Toy is from Huntington Beach, Calif. He graduated from the United States Military Academy at West Point in 1987 with a bachelor’s degree in operations research. He also holds three master’s degrees: in business administration from Boston University (1991), in environmental engineering from the University of California at Los Angeles (1996), and in national resource strategy from the Industrial College of the Armed Forces (2010). Toy is a registered professional engineer in the states of Arizona and Virginia.
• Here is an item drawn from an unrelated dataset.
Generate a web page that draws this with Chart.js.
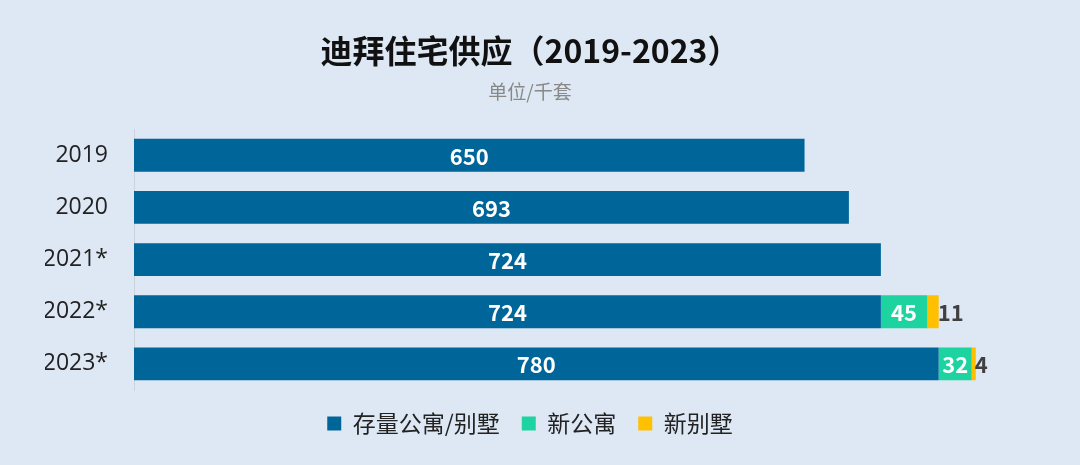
<!DOCTYPE html>
<html><head><meta charset="utf-8">
<script src="https://cdn.jsdelivr.net/npm/chart.js@4"></script>
<style>html,body{margin:0;padding:0;background:#dde8f4;}#w{width:1080px;height:465px;}</style>
</head><body><div id="w"><canvas id="c"></canvas></div>
<script>
const categories = ['2019','2020','2021*','2022*','2023*'];
const existing = [650,693,724,724,780];
const newApts = [null,null,null,45,32];
const newVillas = [null,null,null,11,4];
const seriesNames = ['存量公寓/别墅','新公寓','新别墅'];
const F = '"Noto Sans CJK SC","Noto Sans",sans-serif';
const TF = '"Open Sans","Noto Sans",sans-serif';

const labelPlugin = {
  id:'lbl',
  afterDatasetsDraw(chart){
    const ctx = chart.ctx;
    chart.data.datasets.forEach((ds,i)=>{
      const meta = chart.getDatasetMeta(i);
      meta.data.forEach((bar,j)=>{
        const v = ds.data[j];
        if(v==null) return;
        ctx.save();
        ctx.font = 'bold 22px '+F;
        ctx.textBaseline='middle';
        if(i===2){
          ctx.fillStyle='#404040'; ctx.textAlign='left';
          ctx.fillText(v, bar.x-1, bar.y+1);
        } else {
          ctx.fillStyle='#fff'; ctx.textAlign='center';
          ctx.fillText(v, (bar.x + bar.base)/2, bar.y+1);
        }
        ctx.restore();
      });
    });
  }
};

new Chart(document.getElementById('c'),{
  type:'bar',
  data:{labels:categories,datasets:[
    {label:seriesNames[0],data:existing,backgroundColor:'#006699'},
    {label:seriesNames[1],data:newApts,backgroundColor:'#1dd3a0'},
    {label:seriesNames[2],data:newVillas,backgroundColor:'#ffc000'}
  ]},
  options:{
    indexAxis:'y',responsive:true,maintainAspectRatio:false,animation:false,
    datasets:{bar:{barPercentage:0.63,categoryPercentage:1}},
    layout:{padding:{left:45,right:65,top:10,bottom:20}},
    scales:{
      x:{stacked:true,min:0,max:854,display:false},
      y:{stacked:true,grid:{display:false,drawTicks:false},border:{display:true,color:'#c8d3de'},
         afterFit(s){s.width=89;},
         ticks:{color:'#222',font:{size:23,family:TF},padding:26}}
    },
    plugins:{
      title:{display:true,text:'迪拜住宅供应（2019-2023）',color:'#111',font:{size:32,weight:'bold',family:F},padding:{top:22,bottom:10}},
      subtitle:{display:true,text:'单位/千套',color:'#888',font:{size:19,family:F},padding:{bottom:26}},
      legend:{position:'bottom',labels:{color:'#222',font:{size:23,family:F},boxWidth:14,boxHeight:14,padding:22}},
      tooltip:{enabled:false}
    }
  },
  plugins:[labelPlugin]
});
</script></body></html>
The Mississippi River Commission was created by an Act of Congress on June 28, 1879, to plan and provide for the general improvement of the entire length of the Mississippi River. This includes improving navigation, preventing destructive floods and facilitating commerce. The presidential appointees consist of three officers from the U.S. Army Corps of Engineers, a representative from the National Oceanic and Atmospheric Administration and three civilians, two of whom must be civil engineers.
The commission itself is an advisory body. Its general duties include recommending policy and work programs, studying and reporting on modifications or changes to the Mississippi River and Tributaries project, commenting on matters authorized by law, making inspection trips, and holding public hearings that facilitate exchanges of viewpoints and ideas between the public and the MRC. Since 1879 the commission has been “listening, inspecting and partnering” with water resource interests in a watershed that is influenced by the drainage of more than 41 percent of the United States and two provinces of Canada.